• _GIVEN PROBLEM_: Would you repeat the listing exactly but omit every picture?

• _DATA_:
====

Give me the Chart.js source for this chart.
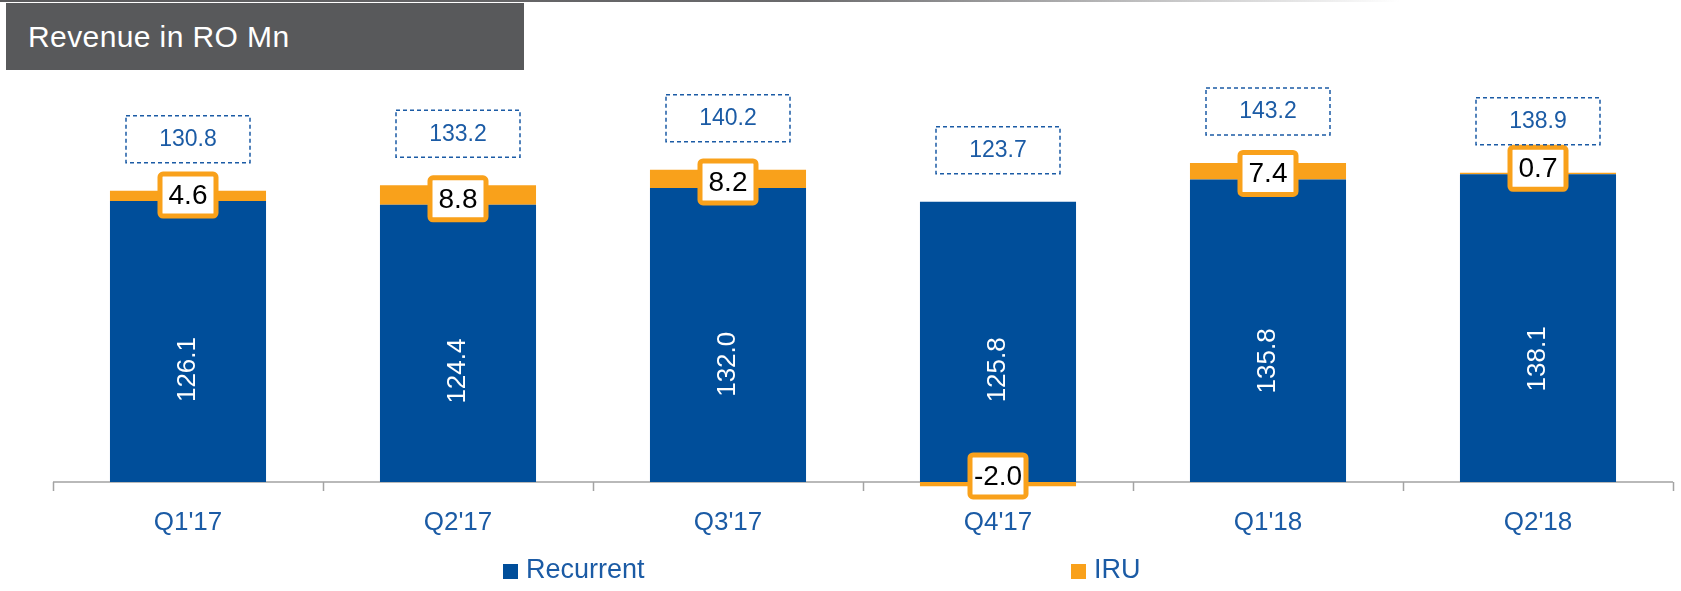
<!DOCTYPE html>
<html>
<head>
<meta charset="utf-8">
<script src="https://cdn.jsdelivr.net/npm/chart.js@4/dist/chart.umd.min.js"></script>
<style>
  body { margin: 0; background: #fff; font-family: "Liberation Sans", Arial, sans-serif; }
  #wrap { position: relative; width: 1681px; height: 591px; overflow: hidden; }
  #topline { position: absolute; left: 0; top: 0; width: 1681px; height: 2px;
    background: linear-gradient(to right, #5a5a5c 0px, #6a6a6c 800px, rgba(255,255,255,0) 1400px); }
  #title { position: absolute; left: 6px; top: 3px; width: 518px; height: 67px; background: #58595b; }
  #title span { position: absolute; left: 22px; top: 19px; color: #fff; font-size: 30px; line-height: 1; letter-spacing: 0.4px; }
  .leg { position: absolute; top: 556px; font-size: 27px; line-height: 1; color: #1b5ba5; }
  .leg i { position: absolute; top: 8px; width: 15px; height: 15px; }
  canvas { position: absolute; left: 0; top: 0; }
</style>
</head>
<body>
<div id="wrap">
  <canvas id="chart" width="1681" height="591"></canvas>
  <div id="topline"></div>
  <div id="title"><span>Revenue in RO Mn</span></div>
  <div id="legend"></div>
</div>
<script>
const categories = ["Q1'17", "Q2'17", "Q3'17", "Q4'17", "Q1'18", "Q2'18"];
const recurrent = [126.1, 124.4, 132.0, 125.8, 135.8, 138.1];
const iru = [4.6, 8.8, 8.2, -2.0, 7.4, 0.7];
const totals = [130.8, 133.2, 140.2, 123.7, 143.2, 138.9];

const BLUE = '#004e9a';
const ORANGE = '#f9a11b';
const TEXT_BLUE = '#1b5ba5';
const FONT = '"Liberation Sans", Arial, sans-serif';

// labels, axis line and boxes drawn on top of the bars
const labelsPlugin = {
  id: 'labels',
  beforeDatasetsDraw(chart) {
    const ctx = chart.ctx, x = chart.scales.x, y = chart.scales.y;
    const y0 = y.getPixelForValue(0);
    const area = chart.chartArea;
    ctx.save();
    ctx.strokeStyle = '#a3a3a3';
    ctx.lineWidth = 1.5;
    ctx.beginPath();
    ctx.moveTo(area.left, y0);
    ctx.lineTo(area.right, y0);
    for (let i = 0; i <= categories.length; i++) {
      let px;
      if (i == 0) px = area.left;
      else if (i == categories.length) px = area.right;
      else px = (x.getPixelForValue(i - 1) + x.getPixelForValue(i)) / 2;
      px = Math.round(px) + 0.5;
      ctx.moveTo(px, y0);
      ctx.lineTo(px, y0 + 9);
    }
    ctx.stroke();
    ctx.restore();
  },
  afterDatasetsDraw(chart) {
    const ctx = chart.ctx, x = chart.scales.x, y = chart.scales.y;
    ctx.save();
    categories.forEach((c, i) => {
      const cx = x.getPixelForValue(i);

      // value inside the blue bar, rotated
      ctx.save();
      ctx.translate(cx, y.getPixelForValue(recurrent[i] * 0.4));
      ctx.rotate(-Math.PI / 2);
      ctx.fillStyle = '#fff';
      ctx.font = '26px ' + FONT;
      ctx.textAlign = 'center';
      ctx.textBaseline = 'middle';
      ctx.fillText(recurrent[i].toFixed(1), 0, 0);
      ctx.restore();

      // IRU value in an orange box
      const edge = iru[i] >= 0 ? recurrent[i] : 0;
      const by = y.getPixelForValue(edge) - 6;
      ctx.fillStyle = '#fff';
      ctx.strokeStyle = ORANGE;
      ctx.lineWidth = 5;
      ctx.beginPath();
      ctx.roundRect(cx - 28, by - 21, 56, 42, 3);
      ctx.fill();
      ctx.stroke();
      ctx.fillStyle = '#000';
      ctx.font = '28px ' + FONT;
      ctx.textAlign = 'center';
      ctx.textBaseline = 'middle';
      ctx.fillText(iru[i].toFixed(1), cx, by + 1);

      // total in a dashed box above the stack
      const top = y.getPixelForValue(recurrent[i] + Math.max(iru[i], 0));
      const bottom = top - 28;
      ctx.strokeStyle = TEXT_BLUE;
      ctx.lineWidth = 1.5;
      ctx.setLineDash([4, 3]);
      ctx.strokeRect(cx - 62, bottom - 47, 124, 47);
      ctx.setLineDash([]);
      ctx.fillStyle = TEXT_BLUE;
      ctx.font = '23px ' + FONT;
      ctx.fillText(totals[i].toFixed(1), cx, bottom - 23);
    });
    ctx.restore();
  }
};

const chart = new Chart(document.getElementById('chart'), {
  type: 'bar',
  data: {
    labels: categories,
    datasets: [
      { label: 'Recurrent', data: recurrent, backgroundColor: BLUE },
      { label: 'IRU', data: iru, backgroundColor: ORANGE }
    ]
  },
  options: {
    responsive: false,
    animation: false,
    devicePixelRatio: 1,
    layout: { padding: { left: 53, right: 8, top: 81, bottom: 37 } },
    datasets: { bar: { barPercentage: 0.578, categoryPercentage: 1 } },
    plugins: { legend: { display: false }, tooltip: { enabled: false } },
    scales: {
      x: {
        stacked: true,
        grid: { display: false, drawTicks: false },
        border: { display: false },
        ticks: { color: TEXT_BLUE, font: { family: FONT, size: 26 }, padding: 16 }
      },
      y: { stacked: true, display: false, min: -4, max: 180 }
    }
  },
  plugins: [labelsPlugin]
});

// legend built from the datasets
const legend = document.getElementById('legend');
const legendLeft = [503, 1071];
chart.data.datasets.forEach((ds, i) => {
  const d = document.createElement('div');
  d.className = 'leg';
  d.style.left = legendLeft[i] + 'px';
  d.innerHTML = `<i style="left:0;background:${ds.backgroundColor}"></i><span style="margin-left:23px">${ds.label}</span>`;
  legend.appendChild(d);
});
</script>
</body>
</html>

====

• _REPLY_:
Give me the Chart.js source for this chart.
<!DOCTYPE html>
<html>
<head>
<meta charset="utf-8">
<script src="https://cdn.jsdelivr.net/npm/chart.js@4/dist/chart.umd.min.js"></script>
<style>
  body { margin: 0; background: #fff; font-family: "Liberation Sans", Arial, sans-serif; }
  #wrap { position: relative; width: 1681px; height: 591px; overflow: hidden; }
  #topline { position: absolute; left: 0; top: 0; width: 1681px; height: 2px;
    background: linear-gradient(to right, #5a5a5c 0px, #6a6a6c 800px, rgba(255,255,255,0) 1400px); }
  #title { position: absolute; left: 6px; top: 3px; width: 518px; height: 67px; background: #58595b; }
  #title span { position: absolute; left: 22px; top: 19px; color: #fff; font-size: 30px; line-height: 1; letter-spacing: 0.4px; }
  .leg { position: absolute; top: 556px; font-size: 27px; line-height: 1; color: #1b5ba5; }
  .leg i { position: absolute; top: 8px; width: 15px; height: 15px; }
  canvas { position: absolute; left: 0; top: 0; }
</style>
</head>
<body>
<div id="wrap">
  <canvas id="chart" width="1681" height="591"></canvas>
  <div id="topline"></div>
  <div id="title"><span>Revenue in RO Mn</span></div>
  <div id="legend"></div>
</div>
<script>
const categories = ["Q1'17", "Q2'17", "Q3'17", "Q4'17", "Q1'18", "Q2'18"];
const recurrent = [126.1, 124.4, 132.0, 125.8, 135.8, 138.1];
const iru = [4.6, 8.8, 8.2, -2.0, 7.4, 0.7];
const totals = [130.8, 133.2, 140.2, 123.7, 143.2, 138.9];

const BLUE = '#004e9a';
const ORANGE = '#f9a11b';
const TEXT_BLUE = '#1b5ba5';
const FONT = '"Liberation Sans", Arial, sans-serif';

// labels, axis line and boxes drawn on top of the bars
const labelsPlugin = {
  id: 'labels',
  beforeDatasetsDraw(chart) {
    const ctx = chart.ctx, x = chart.scales.x, y = chart.scales.y;
    const y0 = y.getPixelForValue(0);
    const area = chart.chartArea;
    ctx.save();
    ctx.strokeStyle = '#a3a3a3';
    ctx.lineWidth = 1.5;
    ctx.beginPath();
    ctx.moveTo(area.left, y0);
    ctx.lineTo(area.right, y0);
    for (let i = 0; i <= categories.length; i++) {
      let px;
      if (i == 0) px = area.left;
      else if (i == categories.length) px = area.right;
      else px = (x.getPixelForValue(i - 1) + x.getPixelForValue(i)) / 2;
      px = Math.round(px) + 0.5;
      ctx.moveTo(px, y0);
      ctx.lineTo(px, y0 + 9);
    }
    ctx.stroke();
    ctx.restore();
  },
  afterDatasetsDraw(chart) {
    const ctx = chart.ctx, x = chart.scales.x, y = chart.scales.y;
    ctx.save();
    categories.forEach((c, i) => {
      const cx = x.getPixelForValue(i);

      // value inside the blue bar, rotated
      ctx.save();
      ctx.translate(cx, y.getPixelForValue(recurrent[i] * 0.4));
      ctx.rotate(-Math.PI / 2);
      ctx.fillStyle = '#fff';
      ctx.font = '26px ' + FONT;
      ctx.textAlign = 'center';
      ctx.textBaseline = 'middle';
      ctx.fillText(recurrent[i].toFixed(1), 0, 0);
      ctx.restore();

      // IRU value in an orange box
      const edge = iru[i] >= 0 ? recurrent[i] : 0;
      const by = y.getPixelForValue(edge) - 6;
      ctx.fillStyle = '#fff';
      ctx.strokeStyle = ORANGE;
      ctx.lineWidth = 5;
      ctx.beginPath();
      ctx.roundRect(cx - 28, by - 21, 56, 42, 3);
      ctx.fill();
      ctx.stroke();
      ctx.fillStyle = '#000';
      ctx.font = '28px ' + FONT;
      ctx.textAlign = 'center';
      ctx.textBaseline = 'middle';
      ctx.fillText(iru[i].toFixed(1), cx, by + 1);

      // total in a dashed box above the stack
      const top = y.getPixelForValue(recurrent[i] + Math.max(iru[i], 0));
      const bottom = top - 28;
      ctx.strokeStyle = TEXT_BLUE;
      ctx.lineWidth = 1.5;
      ctx.setLineDash([4, 3]);
      ctx.strokeRect(cx - 62, bottom - 47, 124, 47);
      ctx.setLineDash([]);
      ctx.fillStyle = TEXT_BLUE;
      ctx.font = '23px ' + FONT;
      ctx.fillText(totals[i].toFixed(1), cx, bottom - 23);
    });
    ctx.restore();
  }
};

const chart = new Chart(document.getElementById('chart'), {
  type: 'bar',
  data: {
    labels: categories,
    datasets: [
      { label: 'Recurrent', data: recurrent, backgroundColor: BLUE },
      { label: 'IRU', data: iru, backgroundColor: ORANGE }
    ]
  },
  options: {
    responsive: false,
    animation: false,
    devicePixelRatio: 1,
    layout: { padding: { left: 53, right: 8, top: 81, bottom: 37 } },
    datasets: { bar: { barPercentage: 0.578, categoryPercentage: 1 } },
    plugins: { legend: { display: false }, tooltip: { enabled: false } },
    scales: {
      x: {
        stacked: true,
        grid: { display: false, drawTicks: false },
        border: { display: false },
        ticks: { color: TEXT_BLUE, font: { family: FONT, size: 26 }, padding: 16 }
      },
      y: { stacked: true, display: false, min: -4, max: 180 }
    }
  },
  plugins: [labelsPlugin]
});

// legend built from the datasets
const legend = document.getElementById('legend');
const legendLeft = [503, 1071];
chart.data.datasets.forEach((ds, i) => {
  const d = document.createElement('div');
  d.className = 'leg';
  d.style.left = legendLeft[i] + 'px';
  d.innerHTML = `<i style="left:0;background:${ds.backgroundColor}"></i><span style="margin-left:23px">${ds.label}</span>`;
  legend.appendChild(d);
});
</script>
</body>
</html>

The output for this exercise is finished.